◆ RECORDS FOR THIS EXERCISE:
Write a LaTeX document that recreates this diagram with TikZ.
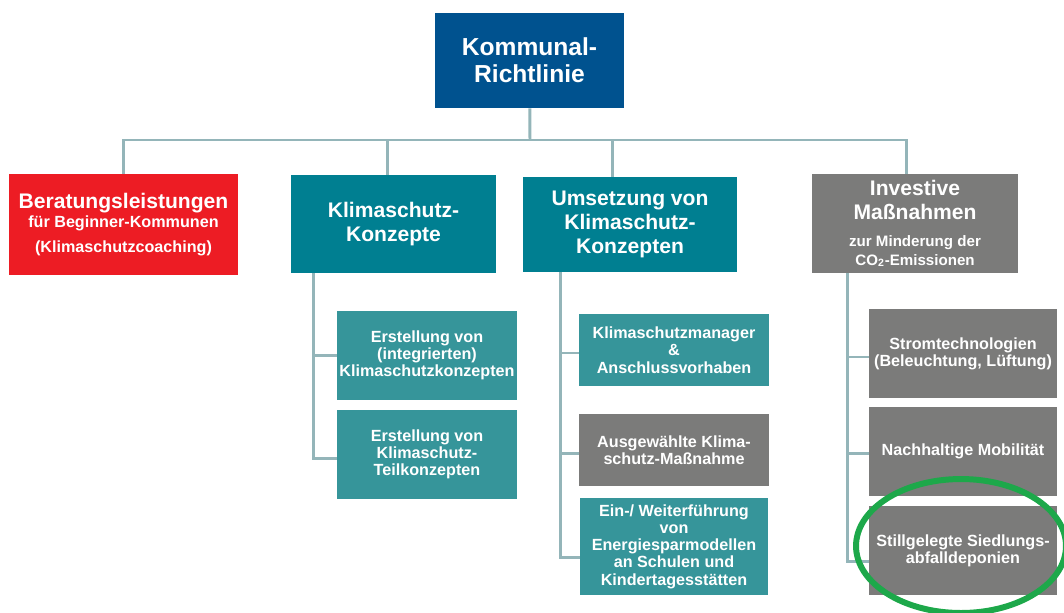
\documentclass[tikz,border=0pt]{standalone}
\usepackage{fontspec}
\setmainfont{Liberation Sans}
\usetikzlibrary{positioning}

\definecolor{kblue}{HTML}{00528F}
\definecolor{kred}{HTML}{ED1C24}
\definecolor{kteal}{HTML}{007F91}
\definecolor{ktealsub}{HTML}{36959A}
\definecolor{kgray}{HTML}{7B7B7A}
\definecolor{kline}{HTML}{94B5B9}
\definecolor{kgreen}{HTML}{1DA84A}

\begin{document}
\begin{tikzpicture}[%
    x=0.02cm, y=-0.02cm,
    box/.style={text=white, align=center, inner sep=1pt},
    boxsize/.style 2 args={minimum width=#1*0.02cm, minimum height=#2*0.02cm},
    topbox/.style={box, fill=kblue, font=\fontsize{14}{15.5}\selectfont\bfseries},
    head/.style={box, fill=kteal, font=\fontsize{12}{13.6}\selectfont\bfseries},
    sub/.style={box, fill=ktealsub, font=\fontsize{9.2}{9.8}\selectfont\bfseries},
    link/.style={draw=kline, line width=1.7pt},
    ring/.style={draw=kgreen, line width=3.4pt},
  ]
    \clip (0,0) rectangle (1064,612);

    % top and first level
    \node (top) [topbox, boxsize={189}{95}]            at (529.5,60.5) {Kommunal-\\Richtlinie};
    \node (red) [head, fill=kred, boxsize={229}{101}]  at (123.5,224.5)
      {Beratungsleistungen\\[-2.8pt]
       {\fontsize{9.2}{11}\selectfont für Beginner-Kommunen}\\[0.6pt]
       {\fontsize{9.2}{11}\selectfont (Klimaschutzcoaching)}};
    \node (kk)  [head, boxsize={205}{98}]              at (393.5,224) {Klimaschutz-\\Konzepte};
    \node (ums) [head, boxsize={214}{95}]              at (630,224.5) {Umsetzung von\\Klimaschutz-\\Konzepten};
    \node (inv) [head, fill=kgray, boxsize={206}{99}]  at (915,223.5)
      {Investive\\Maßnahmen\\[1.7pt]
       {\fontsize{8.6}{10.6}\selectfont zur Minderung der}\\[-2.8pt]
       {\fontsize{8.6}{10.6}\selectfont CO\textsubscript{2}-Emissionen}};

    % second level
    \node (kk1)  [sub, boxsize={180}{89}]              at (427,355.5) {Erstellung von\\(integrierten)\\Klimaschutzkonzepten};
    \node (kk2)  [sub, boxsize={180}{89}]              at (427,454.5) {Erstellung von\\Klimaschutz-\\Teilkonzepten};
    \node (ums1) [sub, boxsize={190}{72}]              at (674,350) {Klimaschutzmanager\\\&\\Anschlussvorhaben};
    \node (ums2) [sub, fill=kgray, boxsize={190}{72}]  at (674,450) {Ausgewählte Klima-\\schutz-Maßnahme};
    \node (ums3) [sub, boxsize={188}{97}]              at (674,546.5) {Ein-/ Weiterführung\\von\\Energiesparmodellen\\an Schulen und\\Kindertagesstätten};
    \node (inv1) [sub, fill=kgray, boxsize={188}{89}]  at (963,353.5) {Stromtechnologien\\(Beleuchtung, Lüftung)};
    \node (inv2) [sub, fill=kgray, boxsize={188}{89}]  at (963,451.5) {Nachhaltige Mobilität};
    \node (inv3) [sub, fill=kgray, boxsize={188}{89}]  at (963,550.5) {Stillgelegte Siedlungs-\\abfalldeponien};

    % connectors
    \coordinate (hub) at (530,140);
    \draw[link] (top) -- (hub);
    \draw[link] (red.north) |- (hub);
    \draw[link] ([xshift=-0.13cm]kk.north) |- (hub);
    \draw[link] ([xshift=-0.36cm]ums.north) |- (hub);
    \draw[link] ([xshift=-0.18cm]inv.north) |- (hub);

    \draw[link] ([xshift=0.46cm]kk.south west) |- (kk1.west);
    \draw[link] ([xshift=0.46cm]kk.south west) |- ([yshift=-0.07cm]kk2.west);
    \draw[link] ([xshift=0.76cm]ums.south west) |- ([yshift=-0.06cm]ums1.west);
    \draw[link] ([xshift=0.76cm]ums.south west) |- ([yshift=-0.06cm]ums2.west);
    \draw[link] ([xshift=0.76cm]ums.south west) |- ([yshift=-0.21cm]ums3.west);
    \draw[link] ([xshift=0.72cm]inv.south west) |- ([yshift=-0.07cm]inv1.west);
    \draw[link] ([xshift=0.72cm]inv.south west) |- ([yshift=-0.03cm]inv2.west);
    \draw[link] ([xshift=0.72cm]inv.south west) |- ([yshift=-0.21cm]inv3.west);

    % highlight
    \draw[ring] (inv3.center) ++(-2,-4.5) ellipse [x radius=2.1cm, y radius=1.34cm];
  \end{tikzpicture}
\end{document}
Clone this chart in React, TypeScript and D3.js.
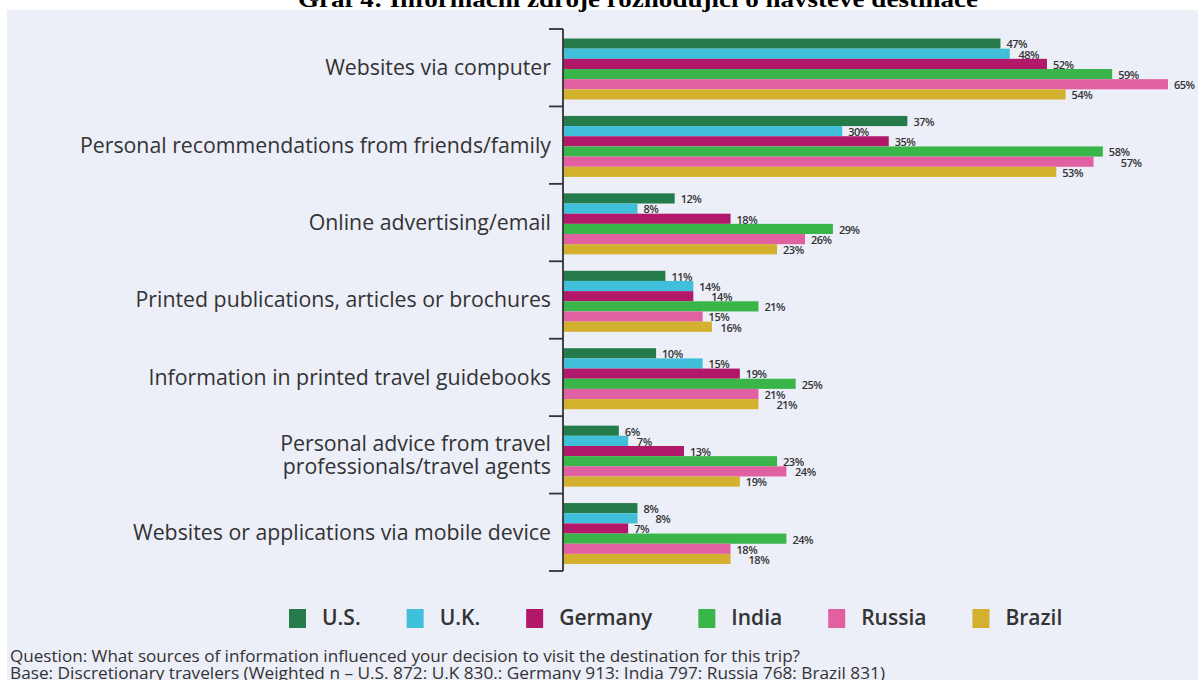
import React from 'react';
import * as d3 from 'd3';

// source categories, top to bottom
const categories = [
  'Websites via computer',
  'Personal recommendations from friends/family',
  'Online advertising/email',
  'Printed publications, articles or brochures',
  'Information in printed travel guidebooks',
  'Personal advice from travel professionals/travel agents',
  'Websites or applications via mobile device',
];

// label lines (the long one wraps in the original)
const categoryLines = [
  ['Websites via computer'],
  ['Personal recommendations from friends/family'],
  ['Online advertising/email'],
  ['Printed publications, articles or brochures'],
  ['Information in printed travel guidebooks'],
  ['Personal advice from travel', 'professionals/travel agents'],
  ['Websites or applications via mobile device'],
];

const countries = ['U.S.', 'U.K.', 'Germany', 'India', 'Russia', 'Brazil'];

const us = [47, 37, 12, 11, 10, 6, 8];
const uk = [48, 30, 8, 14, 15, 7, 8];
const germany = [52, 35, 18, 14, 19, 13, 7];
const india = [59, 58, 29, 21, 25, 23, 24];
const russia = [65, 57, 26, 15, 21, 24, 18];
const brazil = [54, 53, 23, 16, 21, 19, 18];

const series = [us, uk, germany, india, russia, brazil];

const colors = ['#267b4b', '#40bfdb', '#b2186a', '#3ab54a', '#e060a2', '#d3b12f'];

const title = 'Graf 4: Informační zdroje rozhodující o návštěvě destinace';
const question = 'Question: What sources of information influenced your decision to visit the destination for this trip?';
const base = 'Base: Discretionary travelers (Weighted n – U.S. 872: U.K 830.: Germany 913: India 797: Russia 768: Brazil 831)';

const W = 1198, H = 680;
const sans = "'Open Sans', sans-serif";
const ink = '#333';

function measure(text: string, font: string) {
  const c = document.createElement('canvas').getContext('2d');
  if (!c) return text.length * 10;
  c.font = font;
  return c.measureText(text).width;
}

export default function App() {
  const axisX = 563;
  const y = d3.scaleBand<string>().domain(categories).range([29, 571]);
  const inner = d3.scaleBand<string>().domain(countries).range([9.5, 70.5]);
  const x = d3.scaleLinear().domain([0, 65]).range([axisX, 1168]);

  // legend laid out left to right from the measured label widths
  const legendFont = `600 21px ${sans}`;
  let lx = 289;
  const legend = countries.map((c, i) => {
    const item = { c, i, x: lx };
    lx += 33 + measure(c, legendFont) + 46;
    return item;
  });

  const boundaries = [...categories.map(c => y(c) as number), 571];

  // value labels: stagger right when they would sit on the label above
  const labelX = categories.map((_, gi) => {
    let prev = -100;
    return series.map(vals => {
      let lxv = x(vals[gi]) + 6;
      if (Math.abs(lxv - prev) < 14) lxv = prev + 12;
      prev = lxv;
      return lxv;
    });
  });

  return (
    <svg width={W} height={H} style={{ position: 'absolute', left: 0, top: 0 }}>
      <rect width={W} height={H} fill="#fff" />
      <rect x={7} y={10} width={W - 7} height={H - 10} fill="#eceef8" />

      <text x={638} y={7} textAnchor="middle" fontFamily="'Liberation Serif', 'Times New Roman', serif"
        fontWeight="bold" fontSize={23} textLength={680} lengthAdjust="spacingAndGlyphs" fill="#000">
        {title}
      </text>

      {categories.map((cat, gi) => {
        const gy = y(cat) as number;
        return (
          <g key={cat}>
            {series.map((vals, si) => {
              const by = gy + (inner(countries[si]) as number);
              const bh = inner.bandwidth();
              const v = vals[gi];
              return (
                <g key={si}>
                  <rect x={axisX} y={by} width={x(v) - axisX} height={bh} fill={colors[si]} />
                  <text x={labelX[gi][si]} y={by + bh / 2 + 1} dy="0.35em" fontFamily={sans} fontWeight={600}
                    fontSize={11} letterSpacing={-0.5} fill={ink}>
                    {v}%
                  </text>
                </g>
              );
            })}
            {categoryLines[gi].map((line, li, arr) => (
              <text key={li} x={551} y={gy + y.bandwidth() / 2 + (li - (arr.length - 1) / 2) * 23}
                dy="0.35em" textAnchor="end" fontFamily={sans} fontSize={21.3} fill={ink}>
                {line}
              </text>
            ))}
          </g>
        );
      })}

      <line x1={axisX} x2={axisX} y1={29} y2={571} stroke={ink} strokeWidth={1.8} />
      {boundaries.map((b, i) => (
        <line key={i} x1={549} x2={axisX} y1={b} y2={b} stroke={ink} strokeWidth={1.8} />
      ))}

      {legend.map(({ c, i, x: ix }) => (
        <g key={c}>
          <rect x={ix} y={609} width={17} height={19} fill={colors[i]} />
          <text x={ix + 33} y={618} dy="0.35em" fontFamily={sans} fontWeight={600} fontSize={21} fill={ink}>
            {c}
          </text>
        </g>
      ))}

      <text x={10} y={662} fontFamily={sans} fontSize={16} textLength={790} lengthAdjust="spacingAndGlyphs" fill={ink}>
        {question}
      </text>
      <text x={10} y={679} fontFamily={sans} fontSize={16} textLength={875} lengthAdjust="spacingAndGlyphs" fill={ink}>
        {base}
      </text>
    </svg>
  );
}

◆ AIM OF THE EXERCISE: Using the entries above, reproduce word for word only the lines from the one that contains "Clone this chart" to the one that contains "const x = d3.scaleLinear().domain([0, 65]).range([axisX, 1168]);", both ends included, and drop every picture.

◆ OUTPUT FOR THIS EXERCISE:
Clone this chart in React, TypeScript and D3.js.
import React from 'react';
import * as d3 from 'd3';

// source categories, top to bottom
const categories = [
  'Websites via computer',
  'Personal recommendations from friends/family',
  'Online advertising/email',
  'Printed publications, articles or brochures',
  'Information in printed travel guidebooks',
  'Personal advice from travel professionals/travel agents',
  'Websites or applications via mobile device',
];

// label lines (the long one wraps in the original)
const categoryLines = [
  ['Websites via computer'],
  ['Personal recommendations from friends/family'],
  ['Online advertising/email'],
  ['Printed publications, articles or brochures'],
  ['Information in printed travel guidebooks'],
  ['Personal advice from travel', 'professionals/travel agents'],
  ['Websites or applications via mobile device'],
];

const countries = ['U.S.', 'U.K.', 'Germany', 'India', 'Russia', 'Brazil'];

const us = [47, 37, 12, 11, 10, 6, 8];
const uk = [48, 30, 8, 14, 15, 7, 8];
const germany = [52, 35, 18, 14, 19, 13, 7];
const india = [59, 58, 29, 21, 25, 23, 24];
const russia = [65, 57, 26, 15, 21, 24, 18];
const brazil = [54, 53, 23, 16, 21, 19, 18];

const series = [us, uk, germany, india, russia, brazil];

const colors = ['#267b4b', '#40bfdb', '#b2186a', '#3ab54a', '#e060a2', '#d3b12f'];

const title = 'Graf 4: Informační zdroje rozhodující o návštěvě destinace';
const question = 'Question: What sources of information influenced your decision to visit the destination for this trip?';
const base = 'Base: Discretionary travelers (Weighted n – U.S. 872: U.K 830.: Germany 913: India 797: Russia 768: Brazil 831)';

const W = 1198, H = 680;
const sans = "'Open Sans', sans-serif";
const ink = '#333';

function measure(text: string, font: string) {
  const c = document.createElement('canvas').getContext('2d');
  if (!c) return text.length * 10;
  c.font = font;
  return c.measureText(text).width;
}

export default function App() {
  const axisX = 563;
  const y = d3.scaleBand<string>().domain(categories).range([29, 571]);
  const inner = d3.scaleBand<string>().domain(countries).range([9.5, 70.5]);
  const x = d3.scaleLinear().domain([0, 65]).range([axisX, 1168]);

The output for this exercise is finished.